Roll out and cut – After the dough has had a chance to rise, cut the dough into 2 large pieces and roll out on a lightly floured surface. Roll the dough until it’s 1/2-3/4-inch thick. You can use a 3-inch biscuit cutter or even a cup to cut out the circles. You can also just cut the dough into 3-inch squares if you would like to. This is a very versatile yeast dough recipe.
Shape – Brush the dough circle with just a little butter and then use the dull side of a butter knife or large skewer stick to make an impression in the center of the dough. This will help the roll keep its shape when rising and baking.
Bake – Bake the rolls in a preheated 350-degree oven for 15-20 minutes or until they’re golden brown. Brush the rolls with melted butter while warm. You can also add just a pinch of sea salt flakes to the rolls if desired.
Serve – Place the warm rolls in a bread basket to keep warm before serving. These make a great side to just about any dinner. They also work great stuffed with shredded pork or chicken or made into a small sandwich with lunchmeat.

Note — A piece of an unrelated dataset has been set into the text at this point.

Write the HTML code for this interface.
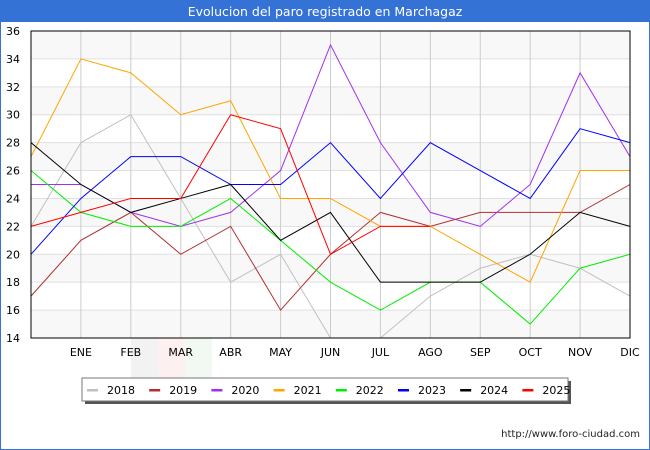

Make-Ahead, Storage and Freezing
Make-Ahead: You can make the dough, shape the rolls and then place them on a baking sheet. Keep the rolls stored in the fridge until ready to bake, then remove them from the fridge while the oven preheats. Bake as directed.
Freezing: Make and shape the rolls as directed. Freeze for 8-12 hours on a large baking sheet before letting them rise. Transfer the rolls from the baking sheet to a freezer-safe bag for up to 3 months. When you’re ready to use the rolls, Thaw on a parchment-lined baking sheet for 2-3 hours or until they rise and double in size. Bake as directed.

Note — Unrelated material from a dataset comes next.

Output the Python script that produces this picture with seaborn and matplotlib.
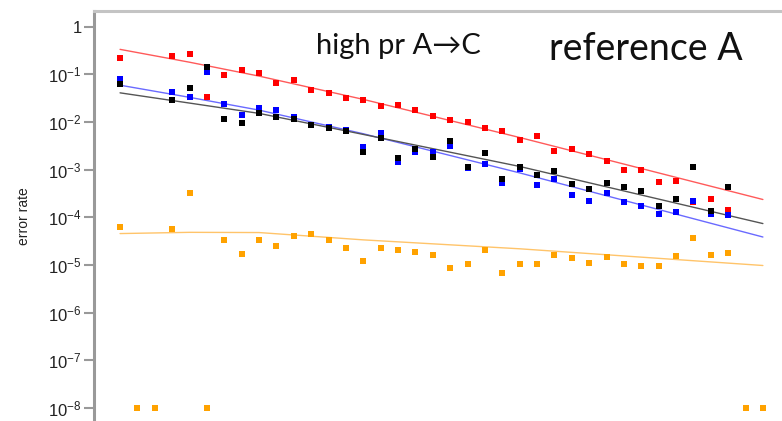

Storing Baked Rolls: After the rolls have baked and cooled completely, store them at room temperature in a covered container or a ziplock bag for up to 3 days, or freeze for up to 3 months.
Other Yeast Dough Recipes
- Quick Dinner Rolls
- Homemade Garlic Breadsticks
- Parmesan Rosemary Dinner Rolls
- Homemade Cinnamon Rolls
- Homemade Pretzels
- Soft Onion Rolls
Parker House Rolls
- ½ cups warm water
- 1 ½ tablespoon active dry yeast Instant yeast would work too
- ¼ cup sugar
- 2 cups Milk 2% or whole milk
- 3 tablespoons melted butter for brushing on top
- 3 large eggs
- 2 teaspoon salt
- 6-6 ½ cups flour divided
- ¼ cup melted butter
- In a large bowl or the bowl of a stand mixer with a dough hook attachment, dissolve the yeast and sugar in the warm water and let stand for five minutes, or until foamy.
- Add the milk, melted butter, eggs, salt, and 3 cups of flour. Mix until combined.
- Add additional flour, ½ cup at a time, until the dough pulls away from the sides of the bowl and is only slightly sticky to the touch (careful not to add too much flour!).
- Knead the dough 3-5 minutes, until smooth. Cover with a towel or plastic wrap and let rise for 20 minutes or until double.
- Preheat the oven to 350 degrees F and line a large baking pan with parchment paper or spray with nonstick cooking spray. Gently punch the dough down and divide into 2 pieces. Roll each piece of dough until 1/2" thick. Cut into circles with a 3" biscuit cutter. Use the back of a knife and make an indent in the center of the dough. Fold dough over into a half moon shape. Space evenly on the prepared pan.
- Brush with melted butter and let rise for an additional 15-20 minutes. Bake 15-18 minutes, or until golden brown on top. Remove from the oven and brush with more melted butter.